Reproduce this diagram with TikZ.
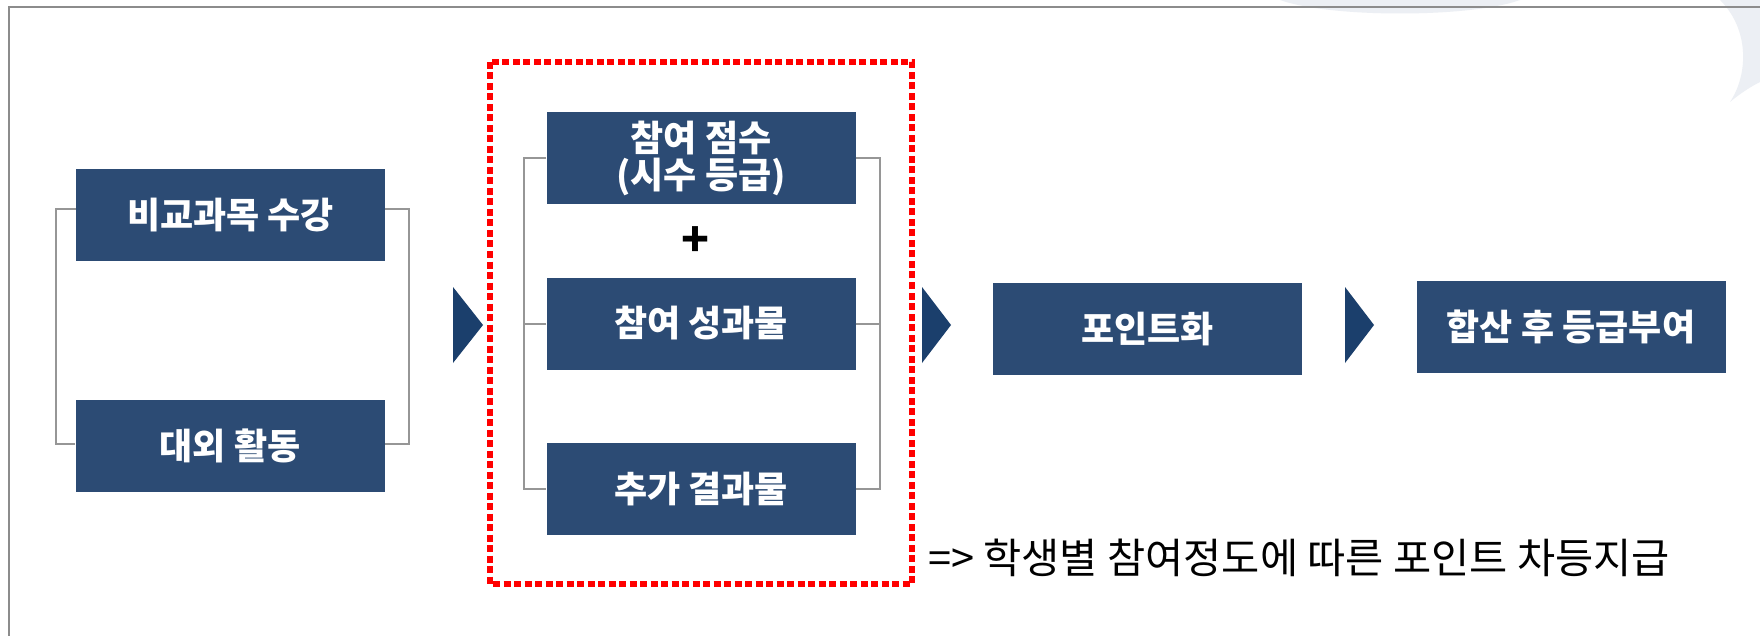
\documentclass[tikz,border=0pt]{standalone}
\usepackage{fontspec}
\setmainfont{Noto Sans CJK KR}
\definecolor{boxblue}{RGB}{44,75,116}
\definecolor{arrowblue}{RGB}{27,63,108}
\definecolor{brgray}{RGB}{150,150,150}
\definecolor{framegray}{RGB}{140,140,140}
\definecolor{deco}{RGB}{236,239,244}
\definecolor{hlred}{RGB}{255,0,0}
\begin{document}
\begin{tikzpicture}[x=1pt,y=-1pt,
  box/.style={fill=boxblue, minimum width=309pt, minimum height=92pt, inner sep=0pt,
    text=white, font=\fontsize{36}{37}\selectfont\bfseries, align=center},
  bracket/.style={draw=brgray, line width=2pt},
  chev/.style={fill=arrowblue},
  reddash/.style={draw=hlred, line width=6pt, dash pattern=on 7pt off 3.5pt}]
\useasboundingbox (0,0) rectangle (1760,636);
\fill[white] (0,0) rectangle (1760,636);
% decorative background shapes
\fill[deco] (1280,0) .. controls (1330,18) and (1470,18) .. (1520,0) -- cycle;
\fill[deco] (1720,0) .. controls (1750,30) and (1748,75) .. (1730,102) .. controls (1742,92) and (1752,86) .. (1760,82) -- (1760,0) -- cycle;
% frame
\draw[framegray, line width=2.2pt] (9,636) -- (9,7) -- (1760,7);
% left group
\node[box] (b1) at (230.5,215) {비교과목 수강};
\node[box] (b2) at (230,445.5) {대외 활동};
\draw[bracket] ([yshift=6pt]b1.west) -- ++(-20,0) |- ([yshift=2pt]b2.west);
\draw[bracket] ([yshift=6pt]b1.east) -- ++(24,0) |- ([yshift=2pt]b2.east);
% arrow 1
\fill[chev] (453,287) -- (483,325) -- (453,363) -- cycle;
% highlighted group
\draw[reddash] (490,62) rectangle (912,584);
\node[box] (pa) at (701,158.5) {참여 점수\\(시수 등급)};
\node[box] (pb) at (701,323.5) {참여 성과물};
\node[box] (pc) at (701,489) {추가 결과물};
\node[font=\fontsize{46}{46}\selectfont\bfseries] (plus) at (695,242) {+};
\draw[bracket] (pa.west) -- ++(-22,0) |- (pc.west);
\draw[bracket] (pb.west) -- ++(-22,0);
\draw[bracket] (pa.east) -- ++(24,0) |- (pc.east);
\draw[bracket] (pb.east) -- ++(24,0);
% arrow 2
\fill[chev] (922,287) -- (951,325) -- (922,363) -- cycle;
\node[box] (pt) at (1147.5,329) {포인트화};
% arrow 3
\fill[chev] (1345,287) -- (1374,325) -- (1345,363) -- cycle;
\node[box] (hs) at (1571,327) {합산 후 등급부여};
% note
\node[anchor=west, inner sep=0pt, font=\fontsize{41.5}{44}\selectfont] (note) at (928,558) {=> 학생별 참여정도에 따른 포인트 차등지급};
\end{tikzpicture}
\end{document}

····················

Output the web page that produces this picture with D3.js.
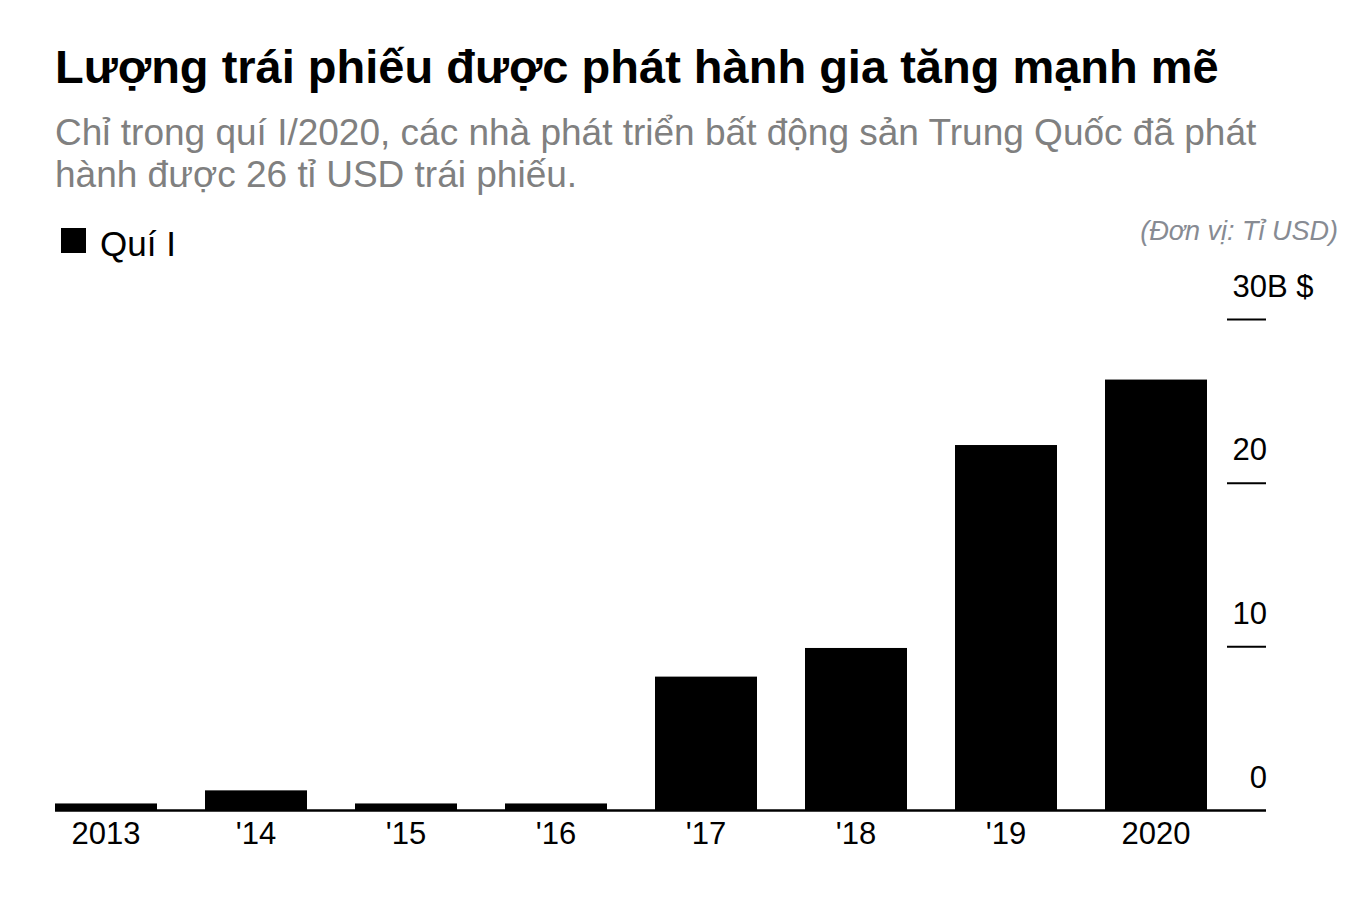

····················

Problem requirements
For the records above, state how many lines include the string "with", giving the number and nothing else.

Solution
2